Amid preparations for the US Federal Reserve’s interest rate meeting and the escalation of the conflict between Israel and Iran, pressure is mounting on Bitcoin and other cryptocurrencies. Experts note that these factors may lead to further declines in the value of the leading digital currency.
This is reported by Finway
The Impact of Geopolitics and Monetary Policy on the Cryptocurrency Market
Valentin Fournier, a leading analyst at BRN, points out that the Fed’s lack of decisiveness regarding interest rate cuts, combined with the tense situation in the Middle East, creates additional pressure on Bitcoin. According to the expert, the uncertainty caused by such events has already led to an increase in capital outflows from spot exchange-traded funds focused on Bitcoin.
“The market will closely monitor the Fed’s ‘language’ regarding future rate cuts, which may determine whether the current downturn deepens or finds support. Given this uncertain backdrop and positioning slightly below previous highs, we are reducing risks. The further path is likely to be unstable, and any deterioration in the geopolitical landscape could provoke sharper downward movements,” said Fournier.

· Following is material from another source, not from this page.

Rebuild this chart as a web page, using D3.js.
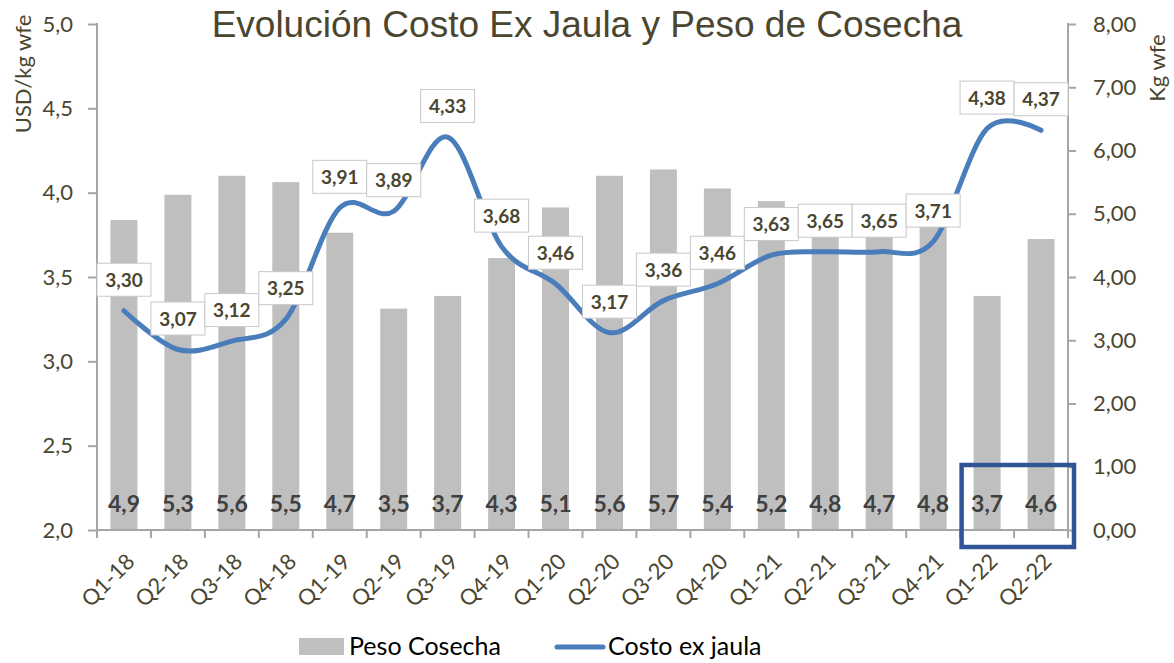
<!DOCTYPE html>
<html>
<head>
<meta charset="utf-8">
<script src="https://cdn.jsdelivr.net/npm/d3@7"></script>
<style>
  body { margin:0; background:#fff; }
  svg text { font-family: Lato, "Open Sans", sans-serif; }
</style>
</head>
<body>
<svg id="chart" width="1174" height="663"></svg>
<script>
// data
var quarters = ["Q1-18","Q2-18","Q3-18","Q4-18","Q1-19","Q2-19","Q3-19","Q4-19","Q1-20",
                "Q2-20","Q3-20","Q4-20","Q1-21","Q2-21","Q3-21","Q4-21","Q1-22","Q2-22"];
var pesoCosecha = [4.9,5.3,5.6,5.5,4.7,3.5,3.7,4.3,5.1,5.6,5.7,5.4,5.2,4.8,4.7,4.8,3.7,4.6];
var costoExJaula = [3.30,3.07,3.12,3.25,3.91,3.89,4.33,3.68,3.46,3.17,3.36,3.46,3.63,3.65,3.65,3.71,4.38,4.37];
var leftTicks = [2.0,2.5,3.0,3.5,4.0,4.5,5.0];
var rightTicks = [0,1,2,3,4,5,6,7,8];
var highlighted = ["Q1-22","Q2-22"];

var svg = d3.select("#chart");

var textColor = "#4a4630";
var axisColor = "#a6a6a6";

var plot = {left:97, right:1068, top:24, bottom:530};

var es = d3.formatLocale({decimal:",", thousands:".", grouping:[3], currency:["","$"]});
var f1 = es.format(".1f"), f2 = es.format(".2f");

var xScale = d3.scaleBand()
    .domain(quarters)
    .range([plot.left, plot.right])
    .paddingInner(0.5)
    .paddingOuter(0.25);

var yLeft = d3.scaleLinear().domain([2,5]).range([plot.bottom, plot.top]);
var yRight = d3.scaleLinear().domain([0,8]).range([plot.bottom, plot.top]);

var cx = function(q){ return xScale(q) + xScale.bandwidth()/2; };

// title
svg.append("text")
    .attr("x", 587).attr("y", 37)
    .attr("text-anchor","middle")
    .style("font-family","'Liberation Sans', Arial, sans-serif")
    .style("font-size","37px")
    .attr("fill", textColor)
    .text("Evolución Costo Ex Jaula y Peso de Cosecha");

// bars
svg.append("g").selectAll("rect")
    .data(pesoCosecha)
    .enter()
    .append("rect")
    .attr("x", function(d,i){ return xScale(quarters[i]); })
    .attr("width", xScale.bandwidth())
    .attr("y", function(d){ return yRight(d); })
    .attr("height", function(d){ return yRight(0) - yRight(d); })
    .attr("fill", "#bfbfbf");

// bar value labels
svg.append("g").selectAll("text")
    .data(pesoCosecha)
    .enter()
    .append("text")
    .attr("x", function(d,i){ return cx(quarters[i]); })
    .attr("y", 512)
    .attr("text-anchor","middle")
    .style("font-size","23px")
    .style("font-weight","bold")
    .attr("fill","#404040")
    .text(function(d){ return f1(d); });

// axes
var leftAxis = d3.axisLeft(yLeft).tickValues(leftTicks).tickSize(9).tickPadding(15).tickFormat(f1);
var gl = svg.append("g").attr("transform","translate("+plot.left+",0)").call(leftAxis);

var rightAxis = d3.axisRight(yRight).tickValues(rightTicks).tickSize(8).tickPadding(17).tickFormat(f2);
var gr = svg.append("g").attr("transform","translate("+plot.right+",0)").call(rightAxis);

[gl, gr].forEach(function(g){
    g.select(".domain").remove();
    g.selectAll(".tick line").attr("stroke", axisColor).attr("stroke-width",2);
    g.selectAll(".tick text").attr("fill", textColor).style("font-size","22px");
    g.append("line").attr("y1",plot.top-1).attr("y2",plot.bottom+1)
        .attr("stroke",axisColor).attr("stroke-width",2);
});

// x axis
var gx = svg.append("g").attr("transform","translate(0,"+plot.bottom+")");
gx.append("line").attr("x1",plot.left).attr("x2",plot.right).attr("stroke",axisColor).attr("stroke-width",2);
var step = xScale.step();
gx.selectAll("line.tk")
    .data(d3.range(quarters.length+1))
    .enter()
    .append("line").classed("tk",true)
    .attr("x1", function(i){ return plot.left + i*step; })
    .attr("x2", function(i){ return plot.left + i*step; })
    .attr("y1",0).attr("y2",8)
    .attr("stroke",axisColor).attr("stroke-width",2);
gx.selectAll("text")
    .data(quarters)
    .enter()
    .append("text")
    .attr("transform", function(q){ return "translate("+(cx(q)+12)+",33) rotate(-45)"; })
    .attr("text-anchor","end")
    .style("font-size","22px")
    .attr("fill", textColor)
    .text(function(q){ return q; });

// axis titles
svg.append("text")
    .attr("transform","translate(31,74) rotate(-90)")
    .attr("text-anchor","middle")
    .style("font-size","22px")
    .attr("fill", textColor)
    .text("USD/kg wfe");
svg.append("text")
    .attr("transform","translate(1165,68) rotate(-90)")
    .attr("text-anchor","middle")
    .style("font-size","22px")
    .attr("fill", textColor)
    .text("Kg wfe");

// line
var line = d3.line()
    .x(function(d,i){ return cx(quarters[i]); })
    .y(function(d){ return yLeft(d); })
    .curve(d3.curveCatmullRom.alpha(0));
svg.append("path")
    .datum(costoExJaula)
    .attr("d", line)
    .attr("fill","none")
    .attr("stroke","#4a7ebb")
    .attr("stroke-width",5)
    .attr("stroke-linecap","round");

// line labels
var lbl = svg.append("g").selectAll("g")
    .data(costoExJaula)
    .enter()
    .append("g")
    .attr("transform", function(d,i){ return "translate("+cx(quarters[i])+","+(yLeft(d)-31)+")"; });
lbl.append("rect")
    .attr("x",-27).attr("y",-16.5).attr("width",54).attr("height",33)
    .attr("fill","#fff").attr("stroke","#c8c8c8").attr("stroke-width",1);
lbl.append("text")
    .attr("text-anchor","middle")
    .attr("y",7)
    .style("font-size","19px")
    .style("font-weight","bold")
    .attr("fill","#4a4630")
    .text(function(d){ return f2(d); });

// highlight box
var hx0 = xScale(highlighted[0]) - 12;
var hx1 = xScale(highlighted[1]) + xScale.bandwidth() + step*0.25 + 6;
svg.append("rect")
    .attr("x", hx0).attr("y", 465)
    .attr("width", hx1 - hx0).attr("height", 82)
    .attr("fill","none")
    .attr("stroke","#2f5597")
    .attr("stroke-width",4.5);

// legend
var legend = svg.append("g");
legend.append("rect").attr("x",299).attr("y",638).attr("width",45).attr("height",17).attr("fill","#bfbfbf");
legend.append("text").attr("x",349).attr("y",655).style("font-size","25px").attr("fill","#000").text("Peso Cosecha");
legend.append("line").attr("x1",557).attr("x2",603).attr("y1",647).attr("y2",647)
    .attr("stroke","#4a7ebb").attr("stroke-width",5).attr("stroke-linecap","round");
legend.append("text").attr("x",608).attr("y",655).style("font-size","25px").attr("fill","#000").text("Costo ex jaula");
</script>
</body>
</html>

Market Expectations and Prospects for Bitcoin
The situation in the Middle East escalated on June 13, 2025, when Israel struck at Iran’s military leadership. This event caused a significant drop in the price of Bitcoin. The previous Fed meeting took place on May 7, 2025, during which the regulator kept the rate unchanged. According to forecasts from CME Group, the probability of maintaining the current rate during the upcoming meeting on June 18, 2025, is 99.9%.
Matt Mena, an analyst at ETF provider 21Shares, expects that capital rotation in the third quarter of this year is possible if the Fed does decide to cut rates, even if this does not happen in June. High activity from venture investors and a favorable macroeconomic environment could provide a foundation for the recovery of Bitcoin and other risk assets in the second half of the year.